Breakfast
Almond Cherry Oatmeal
ingredients :
- 1/8 tsp kosher salt
- 1 cup old-fashioned rolled oats
- 1 cup pitted chopped Bing cherries
- 1/3 cup toasted slivered almonds
- 2 TBSP honey or maple syrup (plus more to taste)
- 1-3 tsp almond extract
- 1 tsp chia seeds (optional)
- Pit and chop your cherries. Set a few aside for garnish.
- Bring 1 3/4 cups of water and kosher salt to a boil. Stir in 1 cup of rolled oats and 1 cup of chopped pitted cherries. Stir to mix.
- Reduce heat and simmer, uncovered, for 5 minutes, stirring occasionally.
- Remove the pan from the heat. Stir in the honey or maple syrup, and stir in the almond extract 1 tsp at a time, and taste. Add more by the tsp to your liking. Same goes for the honey or maple syrup. (Everyone prefers different levels of sweetness and almond flavor, so this part of the recipe is flexible.)
- Cover and let stand for 2 minutes before serving. This lets the oats absorb any extra liquid.
- Transfer oatmeal to bowls, and top with extra chopped cherries, toasted slivered almonds, and chia seeds (optional).
Lunch
Burrito Bowl
ingredients :
- 1 cup uncooked rice
- 1 cup salsa, homemade or store-bought
- 3 cups chopped Romaine lettuce
- 1 (15.25-ounce) can whole kernel corn, drained
- 1 (15-ounce) black beans, drained and rinsed
- 2 Roma tomatoes, diced
- 1 avocado, halved, seeded, peeled and diced
- 2 tablespoons chopped fresh cilantro leaves
- 1 cup sour cream
- 1 tablespoon chipotle paste*
- 1 clove garlic, pressed
- Juice of 1 lime
- 1/4 teaspoon salt, or more, to taste
- To make the chipotle cream sauce, whisk together sour cream, chipotle paste, garlic, lime juice and salt; set aside.

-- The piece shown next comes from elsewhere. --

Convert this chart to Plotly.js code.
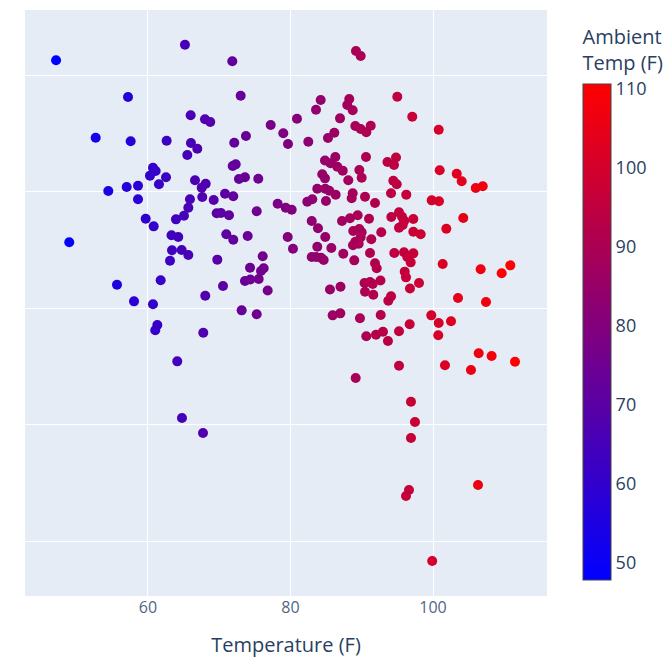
<!DOCTYPE html>
<html>
<head>
<meta charset="utf-8">
<script src="https://cdn.plot.ly/plotly-3.0.1.min.js"></script>
<style>html,body{margin:0;padding:0;background:#fff;}#chart{width:666px;height:658px;}</style>
</head>
<body>
<div id="chart"></div>
<script>
// Temperature (F) – x values (also drive the colour scale)
const temperature = [
47.1,57.2,52.66,57.57,62.62,60.70,61.08,60.28,62.53,61.54,58.60,57.01,54.43,58.60,59.68,60.80,63.93,63.30,63.37,63.09,
61.78,55.65,48.95,58.04,60.70,61.31,61.02,64.11,64.77,67.72,67.76,68.04,65.19,71.83,73.01,65.99,68.00,68.74,66.03,66.92,
65.52,72.11,73.75,77.22,78.99,79.65,80.91,71.89,72.31,66.60,68.10,67.54,72.77,73.61,75.48,65.89,67.62,69.22,70.81,71.97,
65.66,65.05,69.64,70.25,71.37,75.26,78.20,79.33,80.17,64.25,70.99,71.97,73.99,79.61,80.35,64.73,65.66,69.73,76.10,74.32,
76.24,75.86,75.54,73.61,74.36,70.53,76.80,73.15,75.26,
89.19,89.85,84.24,83.58,88.25,87.97,88.73,86.95,94.99,97.09,86.15,85.26,89.10,89.85,90.64,91.26,82.50,84.84,86.29,85.61,
86.57,87.33,90.60,93.61,94.81,94.53,89.66,84.46,84.84,89.99,88.11,83.76,84.88,85.45,86.34,88.73,88.59,90.46,91.86,94.43,
94.91,94.11,96.25,83.06,82.36,84.98,82.98,83.86,84.88,87.23,88.35,89.43,91.02,88.81,89.66,89.99,89.85,89.10,89.57,88.77,
91.34,92.74,94.15,95.23,95.65,95.97,95.75,95.23,97.24,97.24,98.27,83.76,85.73,82.98,83.58,84.28,84.66,87.41,88.95,91.16,
91.86,92.10,94.57,95.93,97.24,96.39,96.87,96.03,96.21,85.54,87.02,90.39,91.16,91.54,92.63,90.46,91.62,94.11,93.73,96.77,
98.04,85.92,86.99,89.75,92.66,90.64,92.00,92.98,93.68,95.23,96.73,95.23,89.15,96.91,
100.80,100.94,103.33,104.03,106.00,106.98,99.82,100.84,104.25,101.87,101.36,106.69,109.64,110.85,103.51,107.44,99.76,100.80,102.53,100.74,
106.41,108.23,111.51,101.68,105.33,97.47,96.91,96.63,96.21,106.32,99.89
];
// y values (unlabelled axis)
const response = [
51.26,48.11,44.62,44.31,44.36,42.04,41.76,41.36,41.22,40.62,40.50,40.39,40.04,39.33,37.66,37.01,37.61,36.25,34.96,34.06,
32.38,32.00,35.64,30.57,30.32,28.54,28.09,25.42,20.56,19.27,27.88,31.05,52.60,51.18,48.22,46.54,46.20,45.97,44.16,43.67,
43.13,44.19,44.76,45.71,45.00,44.08,46.25,42.19,42.33,40.96,40.67,40.33,41.07,41.22,41.10,39.33,39.53,39.27,39.81,39.59,
38.61,37.92,38.13,38.15,37.96,38.30,38.95,38.61,38.44,36.09,36.33,35.86,36.18,36.09,35.09,34.98,34.55,34.15,34.44,33.46,
33.41,33.18,32.49,32.32,32.45,31.89,31.50,29.80,29.46,
52.06,51.63,47.85,47.02,47.94,47.42,46.97,46.28,48.14,46.42,45.05,44.59,45.62,45.36,45.08,45.65,44.27,42.66,42.96,42.42,
42.13,41.79,42.96,42.53,42.92,42.27,41.85,41.48,41.13,41.18,40.96,40.24,40.24,40.07,39.72,39.85,39.42,39.55,39.01,40.93,
40.62,39.85,39.73,39.33,39.12,39.18,37.47,36.84,36.09,37.47,37.70,37.96,37.66,36.61,36.78,36.50,36.07,35.69,35.52,35.38,
35.90,36.50,37.81,38.21,37.84,37.49,37.12,36.89,37.64,36.55,36.33,35.26,35.15,34.38,34.38,34.32,34.12,34.66,34.09,34.72,
33.84,33.41,34.72,34.78,34.69,34.38,33.92,33.12,32.63,31.59,31.83,32.15,32.23,32.06,32.36,31.40,31.14,31.00,30.63,31.67,
32.15,29.37,29.54,29.12,29.40,27.57,27.71,27.96,27.17,28.00,28.60,25.05,23.99,21.96,
45.30,41.82,41.53,40.88,40.30,40.45,39.24,39.16,37.73,36.81,33.78,33.32,32.98,33.66,30.86,30.51,29.37,28.71,28.86,27.66,
26.11,25.88,25.39,25.08,24.68,20.21,18.84,14.38,13.86,14.81,8.28
];
const xTickVals = [60, 80, 100];
const cbTickVals = [50, 60, 70, 80, 90, 100, 110];

const trace = {
  type: 'scatter',
  mode: 'markers',
  x: temperature,
  y: response,
  marker: {
    size: 10,
    color: temperature,
    colorscale: 'Bluered',
    cmin: 47.8,
    cmax: 110.6,
    line: {width: 0},
    showscale: true,
    colorbar: {
      title: {text: 'Ambient<br>Temp (F)', side: 'top', font: {size: 20, color: '#2a3f5f'}},
      tickvals: cbTickVals,
      tickfont: {size: 18, color: '#2a3f5f'},
      outlinewidth: 1,
      outlinecolor: '#444',
      thickness: 28,
      xref: 'container',
      x: 0.8604,
      xanchor: 'left',
      xpad: 10,
      ypad: 16
    }
  },
  hoverinfo: 'x+y'
};

const layout = {
  width: 666,
  height: 658,
  margin: {l: 25, r: 119, t: 10, b: 62},
  paper_bgcolor: '#ffffff',
  plot_bgcolor: '#e5ecf6',
  font: {family: '"Open Sans", verdana, arial, sans-serif', size: 16, color: '#2a3f5f'},
  showlegend: false,
  xaxis: {
    range: [42.74, 116.0],
    tickvals: xTickVals,
    gridcolor: '#ffffff',
    gridwidth: 1,
    zeroline: false,
    showline: false,
    ticks: '',
    tickfont: {size: 16, color: '#506784'},
    title: {text: 'Temperature (F)', font: {size: 20, color: '#2a3f5f'}, standoff: 20}
  },
  yaxis: {
    range: [5.28, 55.58],
    dtick: 10,
    tick0: 0,
    showticklabels: false,
    gridcolor: '#ffffff',
    gridwidth: 1,
    zeroline: false,
    showline: false,
    ticks: ''
  }
};

Plotly.newPlot('chart', [trace], layout, {displayModeBar: false, responsive: false});
</script>
</body>
</html>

- In a large saucepan of 1 1/2 cups water, cook rice according to package instructions; let cool and stir in salsa; set aside.
- To assemble the bowls, divide rice mixture into serving bowls; top with lettuce, corn, black beans, tomatoes, avocado and cilantro.
- Serve immediately, drizzled with chipotle cream sauce.
Dinner
Vegetarian Alfredo
ingredients :
- Kosher salt
- One 9-ounce package fresh fettuccine
- Extra-virgin olive oil, for tossing
- 2 cups shiitake mushrooms (about 4 ounces), stems removed and discarded
- 1 bunch thin asparagus, about 1 pound
- 1 stick (8 tablespoons) unsalted butter
- 1/2 cup frozen peas
- Freshly ground black pepper
- 2 cups heavy cream
- 1 1/2 cups freshly grated Parmigiano-Reggiano cheese
- 1 tablespoon chopped chives
- Finely grated zest of 1/2 lemon
- Bring a large pot of generously salted water to a boil. Add the pasta and cook according to package directions until al dente, tender but slightly firm. Reserve 1/2 cup of the pasta water, then strain the pasta and toss with a splash of oil in the colander.
- Meanwhile, slice the mushroom caps into 1/4-inch-thick strips. Snap the woody ends off the asparagus and cut into 2-inch lengths. Heat a large skillet over medium heat, and add 2 tablespoons of the butter. When the butter melts, raise the heat to medium-high and add the mushrooms in 1 layer. Cook, without moving, until the undersides have browned, 1 to 2 minutes, then stir and cook until golden about 2 minutes more. Add the asparagus, another tablespoon of butter, and 1/2 teaspoon salt and continue to cook, stirring occasionally until the asparagus is tender and the mushrooms are browned, 2 to 4 minutes. Transfer the vegetables to the colander with the pasta.
- Reduce the heat to medium and add the remaining 5 tablespoons butter. When the butter has mostly melted, whisk in the cream and bring to a simmer, then add the peas and cook for 2 minutes. Turn off the heat.
- Whisk the Parmigiano Reggiano into the sauce. Add the vegetables, cooked pasta, chives and lemon zest and toss well. Season with salt and pepper. The pasta will thicken as it cools. To thin it, add reserved pasta water 1 tablespoon at a time and toss to reach the desired consistency. Serve hot in heated bowls.
- Cook’s NoteHeavy whipping contains stabilizers to help it whip up and stay at the desired consistency. It will thicken your Alfredo sauce more than regular heavy cream will. You may adjust the consistency of your sauce by adding up to 1/2 cup reserved pasta cooking water.